UK faces more entrenched inflation problem than US and Europe, and crypto investors should care
Britain has spent only one month below its 2% inflation target in nearly five years, creating a stubborn macro backdrop that ripples into risk assets globally
UK Consumer Price Index inflation clocked in at 2.8% for the 12 months to April 2026, down from 3.3% in March. That sounds like progress until you zoom out and realize Britain has managed only one month of below-target inflation in nearly five years, according to analysis flagged by both the IMF and the Resolution Foundation.
The numbers in context
Forecasts suggest UK inflation is likely to bounce back later this year, driven primarily by energy price fluctuations tied to ongoing Middle Eastern conflicts. Worst-case scenarios put UK inflation anywhere from 3% to north of 5-6%, depending on how energy shocks play out.

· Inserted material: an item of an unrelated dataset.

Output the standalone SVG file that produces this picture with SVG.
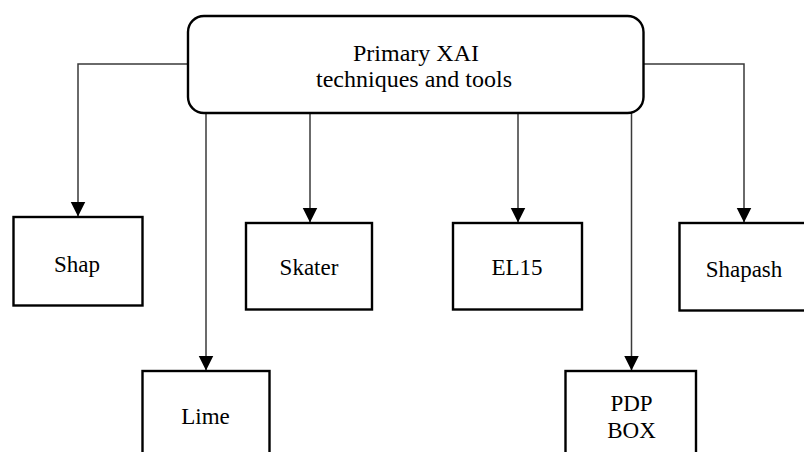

The Bank of England held its policy rate at 3.75% at its June 2026 meeting. Cut too aggressively and you risk reigniting inflation that never really cooled. Hold too long and you squeeze an economy already groaning under the weight of elevated mortgage costs and energy bills.
Euro area inflation hit 3.2% in May 2026. US inflation ran at 4.2% in May 2026. The US and Europe are experiencing varying degrees of disinflation, meaning their inflation rates are trending downward even if they haven’t reached target yet.
Why Britain is different
The UK’s reliance on gas makes up 62% of its household energy consumption, the highest proportion among G7 nations. This heavy dependence means that spikes in global energy markets translate more directly and more quickly into household bills.
Unlike the US, where 30-year fixed-rate mortgages are standard, British homeowners typically refinance every two to five years. That means Bank of England rate decisions hit household budgets with a much shorter lag. When rates stay elevated at 3.75%, the pain shows up in monthly payments within a couple of years for millions of borrowers.
The IMF and Resolution Foundation have both flagged these dynamics as reasons to worry that UK inflation could remain structurally above target for longer than in peer economies. The country’s track record speaks for itself: one month below 2% in nearly five years is not a rounding error. It’s a pattern.
What this means for crypto investors
When the Bank of England keeps rates elevated at 3.75% while other central banks begin easing, it creates a gravitational pull toward traditional yield-bearing assets. That calculus doesn’t just apply to British investors. It shapes decisions for any global allocator weighing risk versus reward.
Higher rates make the opportunity cost of holding non-yielding assets like Bitcoin more painful. The inflation hedge narrative has to compete with the simple math of a 3.75% risk-free rate.
The scenario to watch is a stagflationary one: UK inflation stays sticky while economic growth stalls. In that environment, the BoE faces an impossible choice between fighting inflation and supporting growth. Traditional assets lose their luster because growth is weak, but inflation remains too high for aggressive rate cuts. That’s historically been one of the more favorable backdrops for alternative stores of value, including Bitcoin and gold.